Boston Globe: Unearthed skeleton linked to 1812 war. One of the things that I miss about Boston here in Seattle is the sense that Boston and the rest of the northeast have about 384 years of American history lurking, literally, just under the surface. The following note in the article brought that home: “Two hundred soldiers died in a pneumonia epidemic in the winter of 1812-13, [Dr. John Crock, director of the University of Vermont Consulting Archaeology program] said, and were buried in the cemetery north of the hospital in use then — near where North Street and North Avenue now meet. That cemetery, with the graves marked by wooden crosses, gradually disappeared from the town’s memory….”
(Of course, that’s nothing compared to the 397 years of history in Virginia, just a few miles from where I was born. But I digress.)
My point was, this is why I love Boston. It feels more lovable because it feels more human.
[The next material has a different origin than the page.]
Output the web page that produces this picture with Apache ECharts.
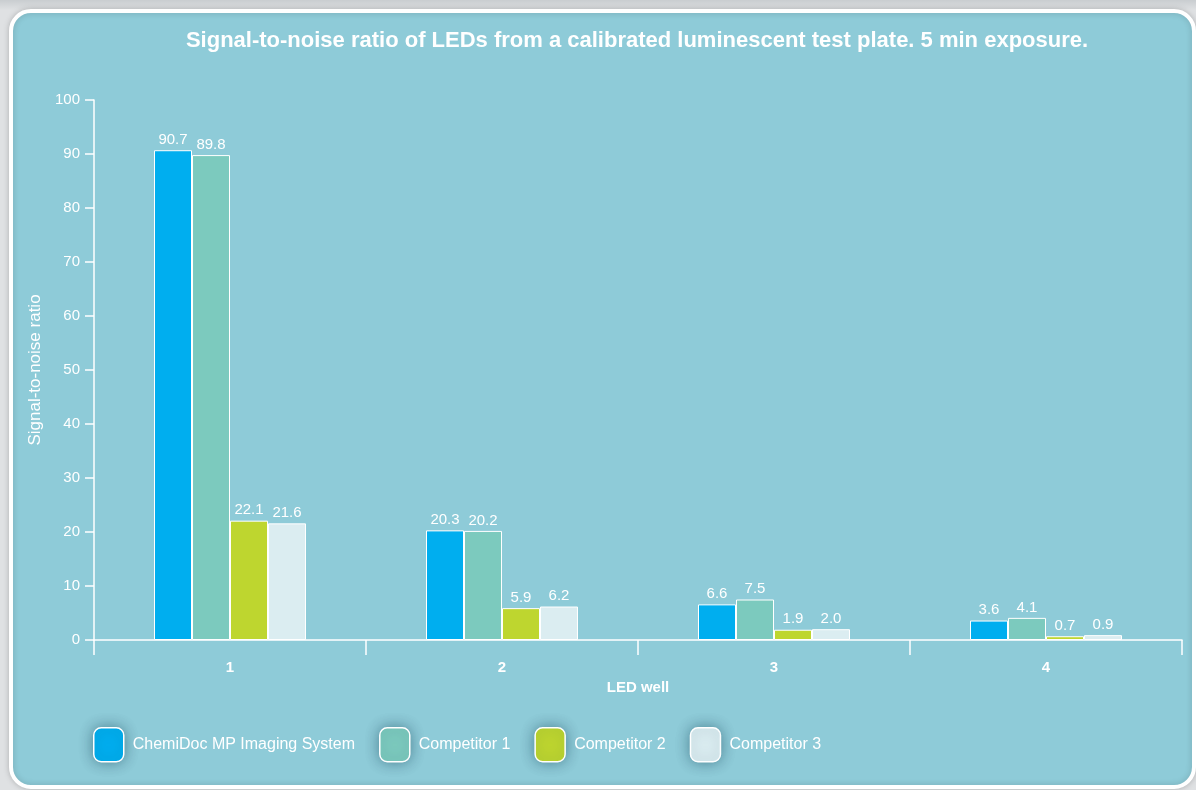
<!DOCTYPE html>
<html>
<head>
<meta charset="utf-8">
<script src="https://cdn.jsdelivr.net/npm/echarts@6/dist/echarts.min.js"></script>
<style>
html,body{margin:0;padding:0;background:linear-gradient(180deg,#c9cdd0 0px,#dfe1e3 10px,#dfe1e3 100%);}
#chart{width:1196px;height:790px;}
</style>
</head>
<body>
<div id="chart"></div>
<script>
const titleText = 'Signal-to-noise ratio of LEDs from a calibrated luminescent test plate. 5 min exposure.';
const categories = ['1', '2', '3', '4'];
const seriesNames = ['ChemiDoc MP Imaging System', 'Competitor 1', 'Competitor 2', 'Competitor 3'];
const chemiDoc = [90.7, 20.3, 6.6, 3.6];
const competitor1 = [89.8, 20.2, 7.5, 4.1];
const competitor2 = [22.1, 5.9, 1.9, 0.7];
const competitor3 = [21.6, 6.2, 2.0, 0.9];
const yAxisName = 'Signal-to-noise ratio';
const xAxisName = 'LED well';

const colors = ['#00aeef', '#7ccabe', '#bed62f', '#dbedf1'];
const values = [chemiDoc, competitor1, competitor2, competitor3];
const font = "'Liberation Sans', Arial, Helvetica, sans-serif";

const chart = echarts.init(document.getElementById('chart'), null, {renderer: 'canvas'});

const series = seriesNames.map((name, i) => ({
  name: name,
  type: 'bar',
  data: values[i],
  barWidth: 38,
  barGap: '0%',
  itemStyle: {color: colors[i], borderColor: '#ffffff', borderWidth: 1},
  label: {
    show: true,
    position: 'top',
    distance: 3,
    color: '#ffffff',
    fontSize: 15,
    fontFamily: font,
    formatter: p => p.value.toFixed(1)
  },
  z: 3
}));

chart.setOption({
  animation: false,
  textStyle: {fontFamily: font},
  graphic: [{
    type: 'rect',
    z: -10,
    shape: {x: 11, y: 11, width: 1183, height: 776, r: 20},
    style: {fill: '#8ecbd8', stroke: '#ffffff', lineWidth: 4, shadowBlur: 6, shadowColor: 'rgba(0,0,0,0.18)'}
  }],
  title: {
    text: titleText,
    left: 632,
    top: 25,
    textAlign: 'center',
    textStyle: {color: '#ffffff', fontSize: 22, fontWeight: 'bold', fontFamily: font}
  },
  legend: {
    data: seriesNames,
    left: 88,
    top: 722,
    icon: 'roundRect',
    itemWidth: 30,
    itemHeight: 34,
    itemGap: 24,
    itemStyle: {borderColor: '#ffffff', borderWidth: 1.5, shadowBlur: 14, shadowColor: 'rgba(0,50,70,0.45)'},
    textStyle: {color: '#ffffff', fontSize: 16, fontFamily: font, padding: [0, 0, 0, 4]}
  },
  grid: {left: 94, right: 14, top: 100, bottom: 150, containLabel: false},
  xAxis: {
    type: 'category',
    data: categories,
    name: xAxisName,
    nameLocation: 'middle',
    nameGap: 39,
    nameTextStyle: {color: '#ffffff', fontSize: 15, fontWeight: 'bold', fontFamily: font},
    axisLine: {lineStyle: {color: '#ffffff', width: 1.5}},
    axisTick: {show: true, length: 15, lineStyle: {color: '#ffffff', width: 1.5}},
    axisLabel: {color: '#ffffff', fontSize: 15, fontWeight: 'bold', margin: 20, fontFamily: font},
    splitLine: {show: false}
  },
  yAxis: {
    type: 'value',
    min: 0,
    max: 100,
    interval: 10,
    name: yAxisName,
    nameLocation: 'middle',
    nameGap: 45,
    nameRotate: 90,
    nameTextStyle: {color: '#ffffff', fontSize: 17, fontFamily: font},
    axisLine: {show: true, lineStyle: {color: '#ffffff', width: 1.5}},
    axisTick: {show: true, length: 9, lineStyle: {color: '#ffffff', width: 1.5}},
    axisLabel: {color: '#ffffff', fontSize: 15, margin: 14, fontFamily: font},
    splitLine: {show: false}
  },
  series: series
});
</script>
</body>
</html>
Humans—we all—have memories buried just below the surface. They make us who or what we are. There are things buried deeply in my psyche that make me who I am. The same is true of Boston. Seattle, on the other hand, sometimes feels somehow shallower. Because America’s roots are younger there?
(Apologies to all my Seattle friends who I just offended in this post, as well as those (like myself) who would point out that Native American civilizations in this area go back quite a bit further than the settling of this city.)